Interwoven Life: The Power of Plaid
Since her teenage years in the UK, Lan has always been captivated by the elegance and energy of tartan, the pattern more commonly referred to as plaid in North America.
Although examples of tartan fabric have been discovered in various sites - from Scandinavia to China - throughout antiquity, the place most associated with the pattern in recent centuries is Scotland, where "plaide" refers to a large swath of tartan cloth or a blanket.
The original colors and designs reflected the natural dyes and weaving techniques specific to the various regions among the highlands.
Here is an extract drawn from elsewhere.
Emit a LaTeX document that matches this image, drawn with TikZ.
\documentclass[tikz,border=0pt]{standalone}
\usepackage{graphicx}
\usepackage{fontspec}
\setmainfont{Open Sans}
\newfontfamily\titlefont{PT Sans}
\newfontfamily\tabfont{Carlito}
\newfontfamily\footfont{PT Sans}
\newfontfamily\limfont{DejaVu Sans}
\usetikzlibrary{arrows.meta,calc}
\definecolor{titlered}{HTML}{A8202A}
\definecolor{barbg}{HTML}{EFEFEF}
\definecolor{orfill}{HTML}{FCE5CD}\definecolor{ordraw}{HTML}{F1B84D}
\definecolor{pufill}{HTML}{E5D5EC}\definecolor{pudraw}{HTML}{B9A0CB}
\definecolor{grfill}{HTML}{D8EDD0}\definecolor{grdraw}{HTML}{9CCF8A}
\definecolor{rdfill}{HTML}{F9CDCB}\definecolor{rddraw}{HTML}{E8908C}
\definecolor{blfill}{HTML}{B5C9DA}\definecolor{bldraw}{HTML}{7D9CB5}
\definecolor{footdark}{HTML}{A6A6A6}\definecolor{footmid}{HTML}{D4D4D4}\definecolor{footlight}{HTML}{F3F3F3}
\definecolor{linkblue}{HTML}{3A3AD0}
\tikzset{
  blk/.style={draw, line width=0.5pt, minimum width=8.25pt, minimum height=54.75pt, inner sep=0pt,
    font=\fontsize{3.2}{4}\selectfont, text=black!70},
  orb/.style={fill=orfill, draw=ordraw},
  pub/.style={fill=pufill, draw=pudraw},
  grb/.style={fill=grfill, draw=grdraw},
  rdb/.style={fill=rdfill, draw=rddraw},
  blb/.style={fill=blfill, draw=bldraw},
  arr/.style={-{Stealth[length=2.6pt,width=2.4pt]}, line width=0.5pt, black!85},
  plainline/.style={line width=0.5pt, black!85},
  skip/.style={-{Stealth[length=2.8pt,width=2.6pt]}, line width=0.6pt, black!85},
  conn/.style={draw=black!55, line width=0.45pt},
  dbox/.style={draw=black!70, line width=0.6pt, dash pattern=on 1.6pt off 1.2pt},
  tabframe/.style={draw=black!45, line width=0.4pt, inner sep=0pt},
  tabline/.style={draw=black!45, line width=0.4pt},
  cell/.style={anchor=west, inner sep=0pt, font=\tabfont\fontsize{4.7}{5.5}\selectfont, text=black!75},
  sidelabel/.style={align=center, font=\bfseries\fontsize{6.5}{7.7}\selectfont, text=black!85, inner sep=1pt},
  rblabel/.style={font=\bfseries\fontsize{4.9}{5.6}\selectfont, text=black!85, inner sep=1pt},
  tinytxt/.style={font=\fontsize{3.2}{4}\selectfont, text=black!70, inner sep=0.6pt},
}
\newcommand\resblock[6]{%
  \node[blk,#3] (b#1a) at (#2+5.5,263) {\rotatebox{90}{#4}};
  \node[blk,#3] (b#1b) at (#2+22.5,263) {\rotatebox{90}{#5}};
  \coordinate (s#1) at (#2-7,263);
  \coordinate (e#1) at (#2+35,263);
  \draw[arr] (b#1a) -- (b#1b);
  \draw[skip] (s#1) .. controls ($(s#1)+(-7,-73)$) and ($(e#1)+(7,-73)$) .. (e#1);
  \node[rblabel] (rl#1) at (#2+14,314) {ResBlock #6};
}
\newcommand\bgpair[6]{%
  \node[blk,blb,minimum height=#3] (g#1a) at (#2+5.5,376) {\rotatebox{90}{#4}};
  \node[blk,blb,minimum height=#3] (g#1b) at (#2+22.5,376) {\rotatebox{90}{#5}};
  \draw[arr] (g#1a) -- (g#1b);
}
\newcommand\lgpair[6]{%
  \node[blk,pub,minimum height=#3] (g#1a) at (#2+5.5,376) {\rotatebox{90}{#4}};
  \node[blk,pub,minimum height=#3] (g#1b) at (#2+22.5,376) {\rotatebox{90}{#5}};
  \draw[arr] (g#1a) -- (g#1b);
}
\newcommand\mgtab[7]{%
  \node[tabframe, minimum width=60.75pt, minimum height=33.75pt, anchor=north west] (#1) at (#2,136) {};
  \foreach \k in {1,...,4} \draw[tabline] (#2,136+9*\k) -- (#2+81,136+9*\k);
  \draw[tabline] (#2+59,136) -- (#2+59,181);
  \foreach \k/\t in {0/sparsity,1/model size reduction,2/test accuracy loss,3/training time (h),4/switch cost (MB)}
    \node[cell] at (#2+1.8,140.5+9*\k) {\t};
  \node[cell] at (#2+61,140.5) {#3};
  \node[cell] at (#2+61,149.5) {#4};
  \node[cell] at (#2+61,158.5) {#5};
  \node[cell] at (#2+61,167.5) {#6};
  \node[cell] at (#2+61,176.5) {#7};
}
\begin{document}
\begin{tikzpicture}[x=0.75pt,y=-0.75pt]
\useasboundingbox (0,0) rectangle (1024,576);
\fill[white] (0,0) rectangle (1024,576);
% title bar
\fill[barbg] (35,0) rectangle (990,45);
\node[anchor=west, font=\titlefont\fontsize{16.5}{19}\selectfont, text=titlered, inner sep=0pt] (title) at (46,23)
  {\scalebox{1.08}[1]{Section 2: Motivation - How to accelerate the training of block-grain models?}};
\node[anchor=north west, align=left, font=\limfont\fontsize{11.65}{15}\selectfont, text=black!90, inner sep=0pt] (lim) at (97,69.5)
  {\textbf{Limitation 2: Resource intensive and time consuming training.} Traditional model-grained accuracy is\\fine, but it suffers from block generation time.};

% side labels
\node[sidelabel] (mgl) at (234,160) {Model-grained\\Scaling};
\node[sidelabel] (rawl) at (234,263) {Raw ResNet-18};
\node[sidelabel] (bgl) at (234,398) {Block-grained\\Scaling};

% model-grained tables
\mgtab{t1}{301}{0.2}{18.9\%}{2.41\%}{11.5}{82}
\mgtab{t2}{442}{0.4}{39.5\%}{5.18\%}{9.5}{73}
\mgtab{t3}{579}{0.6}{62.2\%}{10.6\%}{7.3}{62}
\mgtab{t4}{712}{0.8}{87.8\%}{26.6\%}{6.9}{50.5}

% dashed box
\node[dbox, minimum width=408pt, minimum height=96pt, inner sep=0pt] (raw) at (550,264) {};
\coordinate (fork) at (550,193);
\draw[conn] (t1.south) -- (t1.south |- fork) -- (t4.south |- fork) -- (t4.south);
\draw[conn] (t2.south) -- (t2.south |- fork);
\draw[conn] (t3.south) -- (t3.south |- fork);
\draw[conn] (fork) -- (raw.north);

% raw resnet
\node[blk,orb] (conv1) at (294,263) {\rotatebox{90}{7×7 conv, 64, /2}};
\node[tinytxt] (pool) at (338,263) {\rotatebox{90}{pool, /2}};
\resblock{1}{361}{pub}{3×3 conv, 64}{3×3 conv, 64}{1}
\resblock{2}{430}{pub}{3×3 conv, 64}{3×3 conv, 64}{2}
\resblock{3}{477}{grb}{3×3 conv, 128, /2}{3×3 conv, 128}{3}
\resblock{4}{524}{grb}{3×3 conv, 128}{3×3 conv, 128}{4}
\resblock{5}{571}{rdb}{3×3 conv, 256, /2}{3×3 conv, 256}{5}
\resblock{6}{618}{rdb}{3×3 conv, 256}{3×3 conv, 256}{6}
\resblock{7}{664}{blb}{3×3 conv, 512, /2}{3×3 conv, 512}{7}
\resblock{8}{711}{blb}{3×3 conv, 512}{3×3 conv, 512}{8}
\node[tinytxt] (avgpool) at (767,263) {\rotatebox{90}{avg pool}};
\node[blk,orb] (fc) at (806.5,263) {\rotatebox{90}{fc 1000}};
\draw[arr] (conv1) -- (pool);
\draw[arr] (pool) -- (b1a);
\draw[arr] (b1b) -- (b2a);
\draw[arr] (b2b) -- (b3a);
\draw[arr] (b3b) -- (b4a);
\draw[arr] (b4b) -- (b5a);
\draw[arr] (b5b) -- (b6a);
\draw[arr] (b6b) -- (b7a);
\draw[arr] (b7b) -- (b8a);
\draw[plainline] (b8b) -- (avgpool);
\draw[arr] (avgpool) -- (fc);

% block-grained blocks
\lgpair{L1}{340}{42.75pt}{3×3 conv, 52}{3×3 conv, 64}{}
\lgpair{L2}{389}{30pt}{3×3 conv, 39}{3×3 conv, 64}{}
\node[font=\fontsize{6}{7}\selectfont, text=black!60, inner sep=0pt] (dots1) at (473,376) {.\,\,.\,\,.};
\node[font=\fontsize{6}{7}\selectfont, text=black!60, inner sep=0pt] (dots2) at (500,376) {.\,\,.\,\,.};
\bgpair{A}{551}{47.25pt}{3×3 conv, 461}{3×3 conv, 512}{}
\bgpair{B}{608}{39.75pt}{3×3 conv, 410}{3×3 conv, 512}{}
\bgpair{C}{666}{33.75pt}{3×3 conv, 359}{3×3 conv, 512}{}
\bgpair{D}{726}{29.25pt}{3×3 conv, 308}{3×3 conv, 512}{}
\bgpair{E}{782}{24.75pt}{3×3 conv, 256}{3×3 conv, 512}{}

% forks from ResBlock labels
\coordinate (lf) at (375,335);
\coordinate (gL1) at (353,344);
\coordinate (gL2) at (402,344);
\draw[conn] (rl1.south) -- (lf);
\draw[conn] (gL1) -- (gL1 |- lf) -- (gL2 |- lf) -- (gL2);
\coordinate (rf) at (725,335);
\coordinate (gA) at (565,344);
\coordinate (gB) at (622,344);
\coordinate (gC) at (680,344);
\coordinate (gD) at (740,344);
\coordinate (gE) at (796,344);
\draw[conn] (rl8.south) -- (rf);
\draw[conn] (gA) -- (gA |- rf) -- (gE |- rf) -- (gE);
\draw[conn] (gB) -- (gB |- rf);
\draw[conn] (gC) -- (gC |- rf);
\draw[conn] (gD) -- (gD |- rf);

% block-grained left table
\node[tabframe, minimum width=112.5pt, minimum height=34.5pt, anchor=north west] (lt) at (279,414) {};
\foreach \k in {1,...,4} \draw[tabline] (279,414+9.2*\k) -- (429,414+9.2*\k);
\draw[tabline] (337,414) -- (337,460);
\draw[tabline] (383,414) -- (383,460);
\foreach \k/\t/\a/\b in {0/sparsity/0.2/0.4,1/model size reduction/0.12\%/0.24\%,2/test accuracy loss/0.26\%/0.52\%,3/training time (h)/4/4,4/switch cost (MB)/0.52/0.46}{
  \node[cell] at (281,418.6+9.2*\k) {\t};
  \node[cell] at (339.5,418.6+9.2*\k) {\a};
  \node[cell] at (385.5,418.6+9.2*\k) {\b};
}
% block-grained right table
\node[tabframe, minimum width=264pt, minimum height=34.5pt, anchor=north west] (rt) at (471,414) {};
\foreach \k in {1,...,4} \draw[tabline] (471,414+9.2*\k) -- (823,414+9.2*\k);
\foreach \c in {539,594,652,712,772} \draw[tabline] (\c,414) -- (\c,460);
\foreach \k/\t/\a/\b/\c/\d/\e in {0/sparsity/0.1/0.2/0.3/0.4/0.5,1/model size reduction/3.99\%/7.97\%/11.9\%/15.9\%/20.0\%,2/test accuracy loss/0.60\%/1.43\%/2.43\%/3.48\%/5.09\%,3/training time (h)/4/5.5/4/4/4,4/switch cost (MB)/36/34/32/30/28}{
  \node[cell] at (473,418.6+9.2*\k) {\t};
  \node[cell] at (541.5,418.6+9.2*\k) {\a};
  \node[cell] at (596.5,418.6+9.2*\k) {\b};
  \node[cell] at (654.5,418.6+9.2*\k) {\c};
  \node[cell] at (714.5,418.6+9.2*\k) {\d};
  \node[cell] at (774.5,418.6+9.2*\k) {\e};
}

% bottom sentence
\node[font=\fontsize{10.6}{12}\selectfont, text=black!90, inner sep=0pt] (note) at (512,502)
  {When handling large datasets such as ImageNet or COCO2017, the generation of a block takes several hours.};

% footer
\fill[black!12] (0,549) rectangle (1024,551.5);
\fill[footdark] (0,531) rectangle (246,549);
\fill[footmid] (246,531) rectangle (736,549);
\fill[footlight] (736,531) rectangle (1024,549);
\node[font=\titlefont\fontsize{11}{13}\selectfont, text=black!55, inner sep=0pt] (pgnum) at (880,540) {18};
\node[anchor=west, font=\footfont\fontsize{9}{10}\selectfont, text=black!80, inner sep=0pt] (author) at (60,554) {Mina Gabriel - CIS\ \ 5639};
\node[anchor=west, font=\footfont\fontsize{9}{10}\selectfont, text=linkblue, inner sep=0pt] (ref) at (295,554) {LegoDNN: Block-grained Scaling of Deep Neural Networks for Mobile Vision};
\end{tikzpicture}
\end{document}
Plaids convey a heartiness, if not necessarily a rusticity. Its grid pattern provides visual structure, a confluence of right angles that transfixes the motion of the eye as if suspended in a net. Its pattern attests to a logic, to a process, to the layout of the loom, containing within it the traces of warp and weft.
Whereas solid fabrics unify, and stripes indicate direction, plaid creates something akin to an interference pattern, a scrambling of perception, that hovers above the actual surface.
When worn outdoors, the crisscross lines stands in stark contrast to the curvilinear forms found in natural, organic growth. The grid almost pops out of the landscape, providing a testament to civilization or at least to craft, a contrast to wild, untamed surroundings.
Lan Jaenicke's black & white plaid is a modern interpretation, a distilled, essential expression of the traditional woven grid.
This striking pattern is a signature design created by Lan herself in collaboration with her textile mill.
She has a deep connection to weaving in various materials - fine textiles from plant and animal fibers - cashmere, silk, linen. But also larger resolution weaves such as in basket or fences. She loves the textures and the depth achieved from interpenetrating fibers, the mathematical logic underlying it. But also for its naturalness, how it becomes part of the environment, with the wearer threaded into the piece itself.
Here seen in the Mitchley Long we have the dramatic counterpoint of hiding under a hood in a pattern that does not go unnoticed. A camouflage for the modern world.